Completion (algebra)

In abstract algebra, a completion is any of several related functors on rings and modules that result in complete topological rings and modules. Completion is similar to localization, and together they are among the most basic tools in analysing commutative rings. Complete commutative rings have simpler structure than the general ones and Hensel's lemma applies to them. Geometrically, a completion of a commutative ring R concentrates on a formal neighborhood of a point or a Zariski closed subvariety of its spectrum Spec R.

General construction

Suppose that E is an abelian group with a descending filtration

 E = F^0{E} \supset F^1{E} \supset F^2{E} \supset \cdots \,

of subgroups, one defines the completion (with respect to the filtration) as the inverse limit:

 \hat{E}=\varprojlim (E/F^n{E}). \,

This is again an abelian group. Usually E is an additive abelian group. If E has additional algebraic structure compatible with the filtration, for instance E is a filtered ring, a filtered module, or a filtered vector space, then its completion is again an object with the same structure that is complete in the topology determined by the filtration. This construction may be applied both to commutative and noncommutative rings. As may be expected, this produces a complete topological ring.

Krull topology

In commutative algebra, the filtration on a commutative ring R by the powers of a proper ideal I determines the Krull topology (after Wolfgang Krull) or I-adic topology on R. The case of a maximal ideal I=\mathfrak{m} is especially important. The basis of open neighbourhoods of 0 in R is given by the powers In, which are nested and form a descending filtration on R:

 F^0{R}=R\supset I\supset I^2\supset\cdots, \quad F^n{R}=I^n.

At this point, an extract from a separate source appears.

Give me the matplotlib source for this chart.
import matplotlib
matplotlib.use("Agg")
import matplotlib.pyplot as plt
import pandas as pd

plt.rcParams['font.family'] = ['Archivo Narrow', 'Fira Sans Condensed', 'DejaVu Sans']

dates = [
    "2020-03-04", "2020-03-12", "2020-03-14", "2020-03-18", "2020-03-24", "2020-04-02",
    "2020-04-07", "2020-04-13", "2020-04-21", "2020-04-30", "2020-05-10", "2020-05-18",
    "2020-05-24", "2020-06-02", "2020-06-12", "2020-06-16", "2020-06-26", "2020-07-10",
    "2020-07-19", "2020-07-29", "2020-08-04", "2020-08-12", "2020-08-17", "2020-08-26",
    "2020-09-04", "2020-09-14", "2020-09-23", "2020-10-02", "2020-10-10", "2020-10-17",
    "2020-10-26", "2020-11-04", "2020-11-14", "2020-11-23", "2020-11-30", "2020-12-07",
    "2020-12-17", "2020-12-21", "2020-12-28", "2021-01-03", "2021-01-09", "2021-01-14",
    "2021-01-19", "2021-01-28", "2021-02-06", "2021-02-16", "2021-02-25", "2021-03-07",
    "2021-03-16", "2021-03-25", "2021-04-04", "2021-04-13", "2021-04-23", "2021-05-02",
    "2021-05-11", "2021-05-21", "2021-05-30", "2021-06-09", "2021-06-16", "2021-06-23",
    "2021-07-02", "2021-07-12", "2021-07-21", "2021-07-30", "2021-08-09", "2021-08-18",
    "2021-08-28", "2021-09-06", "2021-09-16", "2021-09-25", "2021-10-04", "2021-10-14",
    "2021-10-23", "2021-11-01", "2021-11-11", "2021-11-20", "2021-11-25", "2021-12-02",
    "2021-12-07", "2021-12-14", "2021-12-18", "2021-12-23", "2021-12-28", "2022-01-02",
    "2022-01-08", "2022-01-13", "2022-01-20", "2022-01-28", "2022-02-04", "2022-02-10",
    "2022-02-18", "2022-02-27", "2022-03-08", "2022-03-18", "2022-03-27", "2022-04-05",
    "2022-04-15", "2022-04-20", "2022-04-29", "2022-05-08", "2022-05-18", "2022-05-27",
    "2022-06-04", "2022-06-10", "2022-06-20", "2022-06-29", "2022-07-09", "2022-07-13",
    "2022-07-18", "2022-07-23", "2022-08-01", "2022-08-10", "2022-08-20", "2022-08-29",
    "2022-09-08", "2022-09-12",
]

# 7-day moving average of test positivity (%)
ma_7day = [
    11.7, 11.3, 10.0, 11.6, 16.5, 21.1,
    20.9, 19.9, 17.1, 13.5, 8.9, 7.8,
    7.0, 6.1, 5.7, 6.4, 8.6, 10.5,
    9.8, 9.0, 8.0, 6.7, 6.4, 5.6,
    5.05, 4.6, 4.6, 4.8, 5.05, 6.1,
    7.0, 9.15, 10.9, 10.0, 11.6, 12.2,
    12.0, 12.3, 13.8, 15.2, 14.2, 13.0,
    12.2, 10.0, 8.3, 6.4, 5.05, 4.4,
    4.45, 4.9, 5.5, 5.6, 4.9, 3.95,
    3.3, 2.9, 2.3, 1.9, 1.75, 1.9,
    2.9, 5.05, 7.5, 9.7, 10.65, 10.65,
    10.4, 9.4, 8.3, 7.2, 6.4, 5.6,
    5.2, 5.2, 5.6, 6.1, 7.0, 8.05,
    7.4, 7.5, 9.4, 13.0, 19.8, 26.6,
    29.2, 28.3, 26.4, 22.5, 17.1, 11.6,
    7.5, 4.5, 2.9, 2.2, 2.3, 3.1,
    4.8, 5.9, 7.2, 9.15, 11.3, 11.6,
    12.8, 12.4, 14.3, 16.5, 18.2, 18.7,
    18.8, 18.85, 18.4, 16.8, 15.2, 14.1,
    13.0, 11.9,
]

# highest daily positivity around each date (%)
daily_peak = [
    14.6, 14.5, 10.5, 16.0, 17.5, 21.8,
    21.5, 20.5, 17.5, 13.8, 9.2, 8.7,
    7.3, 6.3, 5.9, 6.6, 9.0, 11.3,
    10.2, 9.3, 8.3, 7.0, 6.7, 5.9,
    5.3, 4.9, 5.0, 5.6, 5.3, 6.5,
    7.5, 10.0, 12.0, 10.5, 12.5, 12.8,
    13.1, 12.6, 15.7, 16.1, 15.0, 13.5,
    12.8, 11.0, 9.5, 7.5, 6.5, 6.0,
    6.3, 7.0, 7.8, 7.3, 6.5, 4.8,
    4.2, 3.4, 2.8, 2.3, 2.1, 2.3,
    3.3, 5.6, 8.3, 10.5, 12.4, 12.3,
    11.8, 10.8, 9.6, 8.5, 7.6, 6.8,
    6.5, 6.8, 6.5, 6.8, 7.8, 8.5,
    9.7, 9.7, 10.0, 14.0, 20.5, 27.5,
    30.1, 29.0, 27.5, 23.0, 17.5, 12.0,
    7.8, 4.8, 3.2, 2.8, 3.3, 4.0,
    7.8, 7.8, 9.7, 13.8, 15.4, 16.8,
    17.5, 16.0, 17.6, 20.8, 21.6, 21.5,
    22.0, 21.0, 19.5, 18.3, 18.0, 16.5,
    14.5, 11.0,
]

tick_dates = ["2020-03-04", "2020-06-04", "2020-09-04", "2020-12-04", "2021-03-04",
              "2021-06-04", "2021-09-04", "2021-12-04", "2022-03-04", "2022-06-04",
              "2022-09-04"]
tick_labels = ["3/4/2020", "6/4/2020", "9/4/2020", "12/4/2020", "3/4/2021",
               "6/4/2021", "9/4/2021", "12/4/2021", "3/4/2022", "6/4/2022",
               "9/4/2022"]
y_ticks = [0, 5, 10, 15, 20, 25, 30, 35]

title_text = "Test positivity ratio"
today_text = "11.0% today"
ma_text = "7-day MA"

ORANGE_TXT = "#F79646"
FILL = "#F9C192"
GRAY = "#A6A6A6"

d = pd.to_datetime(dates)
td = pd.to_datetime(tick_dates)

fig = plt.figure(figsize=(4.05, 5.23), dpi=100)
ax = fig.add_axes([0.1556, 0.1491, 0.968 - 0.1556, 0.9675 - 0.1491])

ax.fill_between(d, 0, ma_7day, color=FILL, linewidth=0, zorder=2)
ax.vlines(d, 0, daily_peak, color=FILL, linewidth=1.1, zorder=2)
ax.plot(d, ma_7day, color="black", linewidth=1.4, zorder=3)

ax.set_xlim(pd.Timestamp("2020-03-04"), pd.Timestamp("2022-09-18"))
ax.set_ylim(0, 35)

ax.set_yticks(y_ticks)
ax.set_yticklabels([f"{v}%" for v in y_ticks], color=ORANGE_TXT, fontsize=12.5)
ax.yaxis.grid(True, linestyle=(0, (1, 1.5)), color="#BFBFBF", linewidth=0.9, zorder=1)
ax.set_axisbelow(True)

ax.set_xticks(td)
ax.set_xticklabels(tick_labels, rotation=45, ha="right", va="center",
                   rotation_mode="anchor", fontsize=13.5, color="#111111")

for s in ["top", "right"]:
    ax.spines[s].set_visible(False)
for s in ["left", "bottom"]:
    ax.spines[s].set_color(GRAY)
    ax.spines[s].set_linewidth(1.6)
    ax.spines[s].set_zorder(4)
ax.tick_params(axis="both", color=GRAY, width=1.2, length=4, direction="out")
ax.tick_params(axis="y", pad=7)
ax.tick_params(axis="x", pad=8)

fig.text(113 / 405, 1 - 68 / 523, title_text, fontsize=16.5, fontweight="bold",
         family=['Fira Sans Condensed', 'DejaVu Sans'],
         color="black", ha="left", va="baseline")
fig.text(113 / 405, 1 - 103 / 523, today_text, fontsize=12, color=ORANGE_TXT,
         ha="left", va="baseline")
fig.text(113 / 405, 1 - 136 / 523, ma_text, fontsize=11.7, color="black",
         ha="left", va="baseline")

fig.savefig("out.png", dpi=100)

The completion is the inverse limit of the factor rings,

 \hat{R}_I=\varprojlim (R/I^n)

(pronounced "R I hat"). The kernel of the canonical map π from the ring to its completion is the intersection of the powers of I. Thus π is injective if and only if this intersection reduces to the zero element of the ring; by the Krull intersection theorem, this is the case for any commutative Noetherian ring which is either an integral domain or a local ring.

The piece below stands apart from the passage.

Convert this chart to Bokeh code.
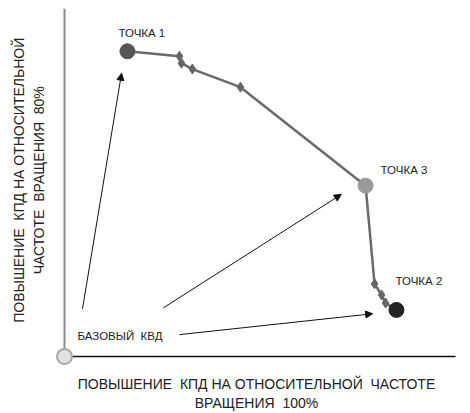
from bokeh.plotting import figure
from bokeh.models import (Range1d, Arrow, NormalHead, FixedTicker, ColumnDataSource,
                          LabelSet)
from bokeh.core.properties import value
from bokeh.embed import file_html
from bokeh.resources import INLINE

# ---- data (relative scale, % of axis length) ----
point_names = ["ТОЧКА 1", "ТОЧКА 3", "ТОЧКА 2"]
point_x = [16.1, 77.0, 84.9]
point_y = [87.7, 49.1, 13.4]
point_colors = ["#555555", "#9a9a9a", "#222222"]
label_dx = [-9, 15, -1]
label_dy = [18, 16, 29]

diamond_x = [29.4, 29.9, 32.7, 45.0, 79.3, 81.1, 82.1]
diamond_y = [86.3, 84.3, 82.6, 77.4, 20.9, 17.7, 15.4]

path_x = [16.1, 29.4, 29.9, 32.7, 45.0, 77.0, 79.3, 81.1, 82.1, 84.9]
path_y = [87.7, 86.3, 84.3, 82.6, 77.4, 49.1, 20.9, 17.7, 15.4, 13.4]

base_x = [0.0]
base_y = [0.0]
base_label = ["БАЗОВЫЙ\u00a0\u00a0КВД"]

arrow_x_start = [4.6, 25.3, 29.4]
arrow_y_start = [13.7, 14.0, 6.3]
arrow_x_end = [14.6, 70.8, 78.8]
arrow_y_end = [81.4, 46.6, 12.3]

axis_max = 100.0

NB = "\u00a0"
x_label = ("ПОВЫШЕНИЕ" + NB + NB + "КПД НА ОТНОСИТЕЛЬНОЙ" + NB + NB + "ЧАСТОТЕ\n"
           "ВРАЩЕНИЯ" + NB + NB + "100%")
y_label = (NB * 5 + "ПОВЫШЕНИЕ" + NB + NB + "КПД НА ОТНОСИТЕЛЬНОЙ\n"
           + NB * 5 + "ЧАСТОТЕ" + NB + NB + "ВРАЩЕНИЯ" + NB + NB + "80%")

FONT = "Liberation Sans"

p = figure(width=470, height=413, output_backend="svg", toolbar_location=None,
           x_range=Range1d(-3.58, 101.79), y_range=Range1d(-4.29, 100),
           min_border_left=50, min_border_right=8, min_border_top=8,
           min_border_bottom=40)
p.grid.visible = False
p.outline_line_color = None
p.background_fill_color = "white"
p.border_fill_color = "white"

for ax, lab in ((p.xaxis[0], x_label), (p.yaxis[0], y_label)):
    ax.ticker = FixedTicker(ticks=[])
    ax.major_label_text_font_size = "0px"
    ax.major_tick_line_color = None
    ax.minor_tick_line_color = None
    ax.major_tick_out = 0
    ax.major_tick_in = 0
    ax.axis_line_color = None
    ax.axis_label = lab
    ax.axis_label_text_font = FONT
    ax.axis_label_text_font_style = "normal"
    ax.axis_label_text_font_size = "14px"
    ax.axis_label_text_color = "#222222"
    ax.axis_label_standoff = 4

# axis lines
p.segment(x0=[0], y0=[0], x1=[0], y1=[axis_max], line_color="#8a8a8a", line_width=2)
p.segment(x0=[0], y0=[0], x1=[axis_max], y1=[0], line_color="#111111", line_width=1.5)

# origin / base point
p.scatter(base_x, base_y, marker="circle", size=15, fill_color="#e2e2e2",
          line_color="#a8a8a8", line_width=2)
p.text(x=base_x, y=base_y, text=base_label, x_offset=13, y_offset=-21,
       text_font=value(FONT), text_font_size="11.5px", text_color="#222222",
       text_baseline="middle", text_align="left")

# path
p.line(path_x, path_y, line_color="#6a6a6a", line_width=2.5)
p.scatter(diamond_x, diamond_y, marker="diamond", size=10, fill_color="#666666",
          line_color="#666666")

src = ColumnDataSource(dict(x=point_x, y=point_y, name=point_names, color=point_colors,
                            dx=label_dx, dy=label_dy))
p.scatter("x", "y", source=src, marker="circle", size=15, fill_color="color",
          line_color="color")
p.add_layout(LabelSet(x="x", y="y", text="name", source=src, x_offset="dx",
                      y_offset="dy", text_font=value(FONT), text_font_size="11.5px",
                      text_color="#222222", text_baseline="middle", text_align="left"))

asrc = ColumnDataSource(dict(x0=arrow_x_start, y0=arrow_y_start, x1=arrow_x_end,
                             y1=arrow_y_end))
p.add_layout(Arrow(source=asrc, x_start="x0", y_start="y0", x_end="x1", y_end="y1",
                   line_color="#111111", line_width=1,
                   end=NormalHead(size=7, fill_color="#111111", line_color="#111111")))

open("out.html", "w").write(file_html(p, INLINE))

There is a related topology on R-modules, also called Krull or I-adic topology. A basis of open neighborhoods of a module M is given by the sets of the form

x + I^n M \quad\text{for }x\in M.

The completion of an R-module M the inverse limit of the quotients

 \hat{M}_I=\varprojlim (M/I^n{M}).

This procedure converts any module over R into a complete topological module over \hat{R}_I.

Examples

1. The ring of p-adic integers Zp is obtained by completing the ring Z of integers at the ideal (p).

2. Let R = K[x1,...,xn] be the polynomial ring in n variables over a field K and \mathfrak{m}=(x_1,\ldots,x_n) be the maximal ideal generated by the variables. Then the completion \hat{R}_{\mathfrak{m}} is the ring K[[''x''<sub>1</sub>,...,''x''<sub>''n''</sub>]] of formal power series in n variables over K.

Properties

1. The completion is a functorial operation: a continuous map f: R  S of topological rings gives rise to a map of their completions,

 \hat{f}: \hat{R}\to\hat{S}.

Moreover, if M and N are two modules over the same topological ring R and f: M  N is a continuous module map then f uniquely extends to the map of the completions:

 \hat{f}: \hat{M}\to\hat{N},\quad where \hat{M},\hat{N} are modules over \hat{R}.

2. The completion of a Noetherian ring R is a flat module over R.

3. The completion of a finitely generated module M over a Noetherian ring R can be obtained by extension of scalars:

 \hat{M}=M\otimes_R \hat{R}.

Together with the previous property, this implies that the functor of completion on finitely generated R-modules is exact: it preserves short exact sequences.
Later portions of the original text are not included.